3. Calibration — split conformal prediction

Nearest-neighbor retrieval returns a cohort of historical forward returns. Reading the p10 / p90 directly from that cohort gives you a band that systematically under-covers — neighbors are selected for shape similarity, not randomness, which shrinks the empirical variance. We measured this on our own data:

Band	Nominal coverage	Raw empirical	Calibrated empirical
[p10, p90], 5d	80%	~68%	~82%
[p10, p90], 10d	80%	~68%	~80%
[p25, p75], 5d	50%	~40%	~49%

The correction is split conformal for quantile regression (CQR-style):

1. Hold out a calibration set of anchors with known forward returns.
2. For each calibration anchor, compute the nonconformity score: max(p_lo − y, y − p_hi).
3. Take the ⌈(1 − α)(n + 1)⌉ / n empirical quantile of those scores — that’s your additive offset.
4. Calibrated band = [p_lo − offset, p_hi + offset]. By construction, this hits ≈ (1 − α) coverage on exchangeable data.

Every /cohort response includes calibrated_return_pct alongside the raw return_pct so the caller can size off the honest band, not the shrunk one. The raw band is kept available for ranking use cases where absolute width matters less than relative ordering.

Conformal handles the band width. A separate rolling-90-day bias correction shifts the center of the predicted distribution when our recent picks have systematically over- or under-shot. Two layers, two jobs: conformal widens, bias correction shifts.

4. Honest-negative results we’ve published

Publishing what didn’t work is as load-bearing as publishing what did. Cleared the honest-negative gate:

Regime conditioning moves IQR by ≤ 0.37pp — five independent regime filters (VRP, VIX term, credit spread, yield curve, breadth) produce near-zero shift when layered on top of shape-similarity retrieval. Shape already captures regime implicitly.
Single-anchor findings lie — one anchor suggested earnings-window patterns underperform by −3.6pp. Running it across 100 anchors, the real effect is −0.5pp; the paired test against a dividend placebo fails at p = 0.08. We published the gap.
Our own bands were mis-calibrated — nominal 80% covered 68% empirically before we shipped the conformal correction. The audit is public; the fix is public.
Outcome head learns nothing from shape alone. — a forward-return regression head added to the shape-only retrieval space yielded near-zero gain over base rate (mean ~0.04–0.15pp on 5d, within noise). Conclusion: shape is for retrieval; outcome learning lives in the analytics layer above it, conditioned on multi-signal metadata. Architecture redirected accordingly.

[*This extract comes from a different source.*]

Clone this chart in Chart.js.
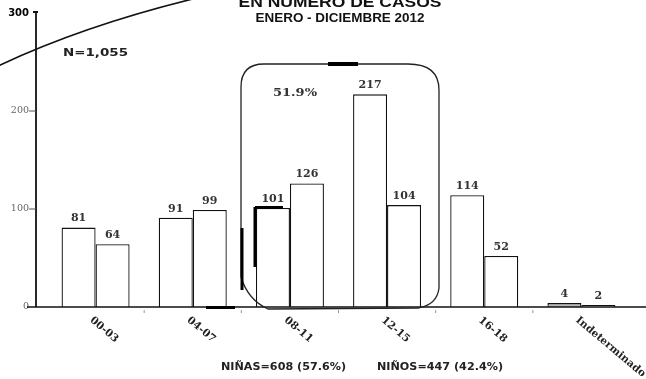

5. What this page deliberately will not tell you

A defensible methodology page teaches how the system is validated without teaching how to clone it. Out of scope on public surfaces:

— The specific embedding architecture (model family, parameter count, training recipe).
— The dimensionality of the vector space and the index structure.
— The exact per-bucket conformal offset values.
— The synthetic-data generation pipeline we use for certain training stages.
— Next-generation retrieval is in active research; no details until deliberate release.

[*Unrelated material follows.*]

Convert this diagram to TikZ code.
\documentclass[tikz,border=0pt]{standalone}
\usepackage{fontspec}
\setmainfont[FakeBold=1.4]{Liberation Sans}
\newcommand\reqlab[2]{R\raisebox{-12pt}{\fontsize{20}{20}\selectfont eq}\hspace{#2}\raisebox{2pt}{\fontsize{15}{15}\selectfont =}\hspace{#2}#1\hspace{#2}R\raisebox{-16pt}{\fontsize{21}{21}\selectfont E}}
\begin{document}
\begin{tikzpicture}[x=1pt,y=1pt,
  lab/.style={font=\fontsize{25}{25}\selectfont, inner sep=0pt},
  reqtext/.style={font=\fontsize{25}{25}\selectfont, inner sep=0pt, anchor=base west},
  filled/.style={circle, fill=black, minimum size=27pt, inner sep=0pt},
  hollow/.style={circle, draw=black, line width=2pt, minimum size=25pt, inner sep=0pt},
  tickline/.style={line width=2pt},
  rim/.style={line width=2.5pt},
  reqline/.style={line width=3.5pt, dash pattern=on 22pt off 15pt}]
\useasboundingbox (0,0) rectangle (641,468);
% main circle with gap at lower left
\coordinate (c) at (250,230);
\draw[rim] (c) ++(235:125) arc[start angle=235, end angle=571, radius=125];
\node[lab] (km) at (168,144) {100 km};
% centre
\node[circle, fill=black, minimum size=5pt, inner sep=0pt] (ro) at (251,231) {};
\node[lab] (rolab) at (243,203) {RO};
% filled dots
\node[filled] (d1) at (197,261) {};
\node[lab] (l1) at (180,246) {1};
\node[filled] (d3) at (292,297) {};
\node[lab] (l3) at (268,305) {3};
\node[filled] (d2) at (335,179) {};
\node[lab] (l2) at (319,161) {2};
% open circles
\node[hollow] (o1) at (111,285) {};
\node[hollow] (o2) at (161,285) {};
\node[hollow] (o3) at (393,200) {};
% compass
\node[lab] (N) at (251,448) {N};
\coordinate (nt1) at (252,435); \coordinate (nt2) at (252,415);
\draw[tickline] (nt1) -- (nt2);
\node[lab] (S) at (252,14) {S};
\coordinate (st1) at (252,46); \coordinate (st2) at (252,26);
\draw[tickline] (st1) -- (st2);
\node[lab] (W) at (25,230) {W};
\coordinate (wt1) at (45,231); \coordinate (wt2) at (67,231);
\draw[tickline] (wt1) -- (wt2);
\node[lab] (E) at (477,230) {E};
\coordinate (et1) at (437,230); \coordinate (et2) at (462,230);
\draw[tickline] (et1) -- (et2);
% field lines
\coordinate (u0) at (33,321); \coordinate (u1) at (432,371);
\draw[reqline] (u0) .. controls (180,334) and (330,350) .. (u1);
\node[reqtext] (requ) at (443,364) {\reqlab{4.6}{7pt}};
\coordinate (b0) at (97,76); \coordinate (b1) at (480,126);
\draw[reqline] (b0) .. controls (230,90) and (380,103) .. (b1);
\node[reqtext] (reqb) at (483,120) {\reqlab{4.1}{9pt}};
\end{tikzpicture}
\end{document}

Enterprise adopters with an NDA and real integration needs can request deeper technical diligence directly.

6. Limits & where we’re honest about uncertainty

— Training data overlaps the backtest period for some regimes. The as_of parameter closes retrieval-side leakage; it does not close model-training leakage.
— The forward-test corpus spans ~2 years. True tail regimes (VIX > 60) are under-represented.
— Conformal calibration assumes exchangeability. Extreme regime shifts can temporarily break the coverage guarantee; we refit periodically.
— Decomposition with small slice n (< 30) has CIs too wide to be actionable per-anchor; treat as exploration, not signal.
— Per-feature attribution from the conditional analytics layer is a within-cohort regression — coefficients are local to that shape and do not transport across cohorts.
— News features (deduped counts, sentiment, narrative-change score) are NULL pre-2024-01-01 and dropped from the regression for cohorts with > 50% missing. Coverage compounds with time.
— Narrative-change-score weights are starting points pending the meta-learning refit; threshold ranges are observed, not validated.

Historical analysis, not investment advice. See /disclaimer.